The first section of climb brings you up to Ruine Schloss Waldenburg. The ruined castle is open and you are free to explore around it. There isn’t much to see but you can climb the tower which offers some fantastic views up and down the valley. It always amazes me that so many castles here are just free to wander in, climb up, and use as a BBQ site – in the UK even the saddest ruin seems to come with a £10 entry fee.
The Red section starts right after the castle. At times very narrow with a steepish drop off to the side and/or requiring the use of a hand to balance over an awkward step. It deserves the upgrade from footpath. It might just be that I was still weak from an illness a few weeks back, but I found it to be a fairly tough climb.
After the Red the route hits a plateau and from then on it is mostly easy going with a constant but gentle rise and dip.
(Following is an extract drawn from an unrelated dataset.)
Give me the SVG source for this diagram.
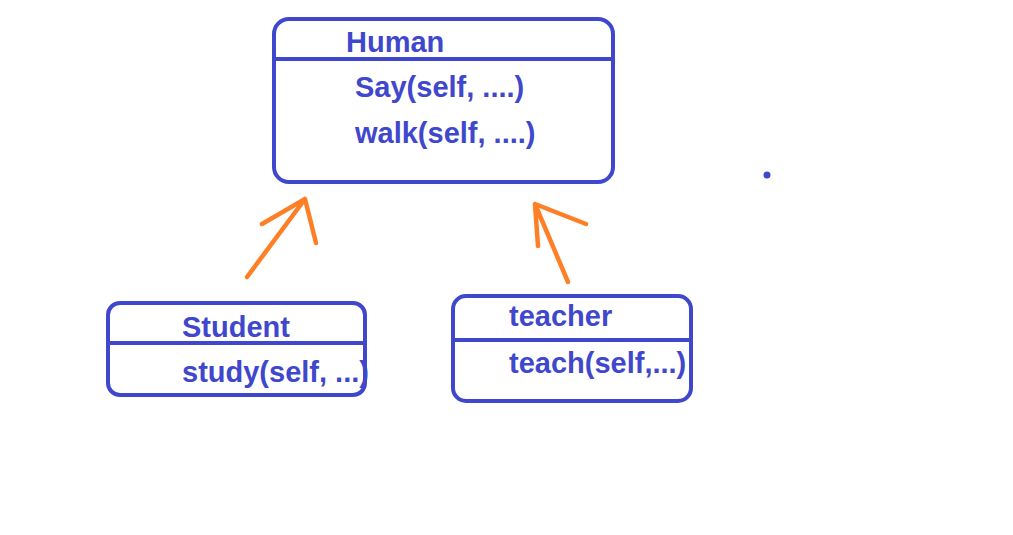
<svg xmlns="http://www.w3.org/2000/svg" width="1013" height="535" viewBox="0 0 1013 535">
<style>
.box{fill:none;stroke:#3F48CC;stroke-width:4}
.div{stroke:#3F48CC;stroke-width:4}
.t{font-family:"Liberation Sans",Arial,sans-serif;font-weight:bold;font-size:29px;fill:#3F48CC}
.arr{fill:none;stroke:#FF7F27;stroke-width:4.5;stroke-linecap:round;stroke-linejoin:round}
</style>
<rect width="1013" height="535" fill="#ffffff"/>
<g id="human">
<rect class="box" x="274" y="19" width="339" height="163" rx="15"/>
<line class="div" x1="274" y1="59" x2="613" y2="59"/>
<text class="t" x="346" y="52">Human</text>
<text class="t" x="355" y="97">Say(self, ....)</text>
<text class="t" x="355" y="143">walk(self, ....)</text>
</g>
<g id="student">
<rect class="box" x="108" y="303" width="257" height="92" rx="12"/>
<line class="div" x1="108" y1="343" x2="365" y2="343"/>
<text class="t" x="182" y="337">Student</text>
<text class="t" x="182" y="382">study(self, ...)</text>
</g>
<g id="teacher">
<rect class="box" x="453" y="296" width="238" height="105" rx="13"/>
<line class="div" x1="453" y1="340" x2="691" y2="340"/>
<text class="t" x="509" y="326">teacher</text>
<text class="t" x="509" y="373">teach(self,...)</text>
</g>
<g id="connectors">
<path class="arr" d="M247,277 L305,199 M262,224 L305,199 L316,243"/>
<path class="arr" d="M568,282 L535,204 M586,224 L535,204 L538,246"/>
</g>
<circle cx="767" cy="175" r="3.5" fill="#3F48CC"/>
</svg>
The route stayed entirely in the forest until Lauch where a higher bit of ridge sticks up and offers a fantastic wide view over the Jura to the north and off to Germany. This it turns out is actually a military watch post, so (as is often the case in Switzerland) you are greeted by gun ports. In this case you can enter the little complex and stick your head up into the observation dome (you could hide in there and scare passing hikers).
From Lauch the path stays near the cliffs with more ridge and more military structures (especially around Spitzenflueli). It is not surprising that they put so many fortifications here, a high cliff looking over a wide sweep of land and with 2 pass roads close by provides a pretty impressive defensive position. For anyone familiar with the A2 Autobahn these are the cliffs you see on the north side of the Belchentunnel.
At Belchenflue there is a side path leading to a viewing platform which is the most prominent viewpoint on the route offering uninterrupted views to the north, east, and south. On a clear day the view to the Alps and up into the Black Forest must be really impressive. There isn’t a clear sign to the viewpoint so it might be easy to miss. The top of the Belchenflue was by far the busiest point of the route – but given that the paths around it were quiet I assume it must just be have been a chance case of everyone turning up at once.
Following the paths towards Allerheiligen there was a tempting diversion to go down to Fasiswald by a route which came with warnings about the difficulty of the route.
At Allerheiligenberg the view opens up to the south and the Alps (or would do on a less cloudy day at least). Allerheiligenberg is most notable for the giant alien sculptures which make a strange surreal sight on the hill line. There is a Restaurant doing either proper sit-down service, or a stand with drinks and snacks.
From Allerheiligen it is a short and gentle descent into the Tüfelsschlucht. This really impressed me. It is not as long or grand as the Gorge de Aaruse, but is a strong contender for 2nd place gorge in the Jura. It was very varied; sometimes gentle and wide, sometimes narrow rocky walls with walkways, sometimes glacier mill like. The Autobahn bridge going overhead at one point is obvious when you come across it, but not loud. My expectation of this area had been that it would just be ‘boring villages and Autobahn’ did change a bit.
The gorge puts you out into Hägendorf where another 15-20 mins gets you to the station with regional trains to Solothurn/Biel and Olten. Hägendorf feels like it was all built 20 years ago to function as a commuter suburb. Probably a pleasant place to raise a family, but it is of zero interest otherwise.